[lbo-talk] Reality Reloaded

dredmond at efn.org dredmond at efn.org
Tue May 20 20:46:07 PDT 2003


Quoting Yoshie Furuhashi <furuhashi.1 at osu.edu>:


> _The Matrix Reloaded_ would have made sense if the filmmakers had
> posed the following question clearly: are the premises of _The
> Matrix_ -- the idea that Neo is the One who can save humanity, and
> the mode of resistance to the Matrix is to fight within it by freeing
> one's mind from its "reality principle" -- themselves part of the
> Matrix, a simulacrum of resistance that makes the Matrix work?

But that's exactly what you saw. Neo calls down EMP-airstrikes on the Sentinels and goes mysteriously unconscious -- in mass-cultural terms, the moment when the wired age mutates into the wireless age.

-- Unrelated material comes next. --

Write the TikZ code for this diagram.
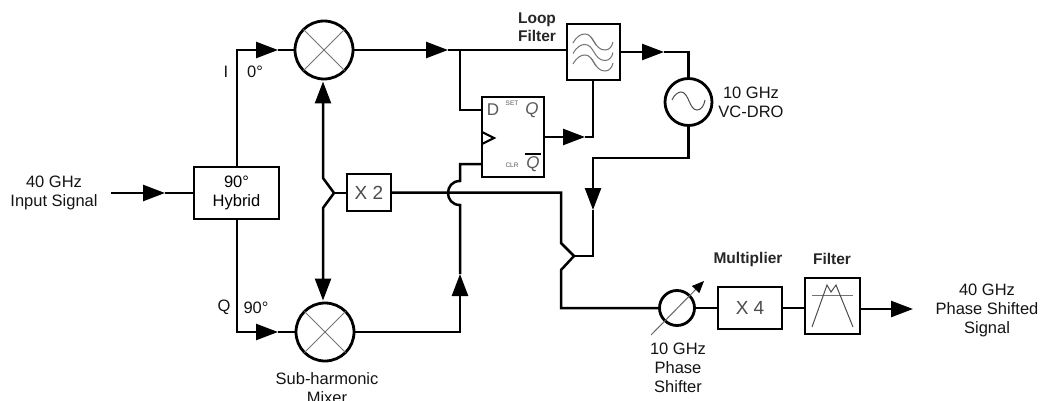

Spoiler alert: if you haven't seen the flick... don't read any further.

(1) I was a little afraid the Wachowskis would be corrupted by M1, but instead, they turned up the heat in M2. Good pacing (usually the weakest element of sci-fi flicks), a sharp sound-track, Cornel West throwing down Vibe, and the rabbit hole runs ever deeper. I have a few quibbles about characters who seem to relate solely through serial open-heart massages (though Carrie-Ann Moss simply radiates), but then, my neural net has been warped by extremely dangerous overdoses of Kieslowski.

(2) The One is for All.

(3) Zion: Evangelion's geofront plus Porto Alegre.

(4) Neo-national tropes: vaguely French code-villain, linked to horror films. Vaguely Chinese character guards Oracle, linked to HK films. Vaguely Japanese character makes keys, linked to anime films. Vaguely German entity inhabits the core, linked to cosmology. The ship's operator is a Rasta named Link (reggae signifier). The Kid is the obligatory punk signifier. The anti-Link: the Twins, Brit-sounding avatars of neocolonialism.

(5) The Oracle's key question is also a reference to McGoohan's "The Prisoner": *why*? (the episode entitled "The General").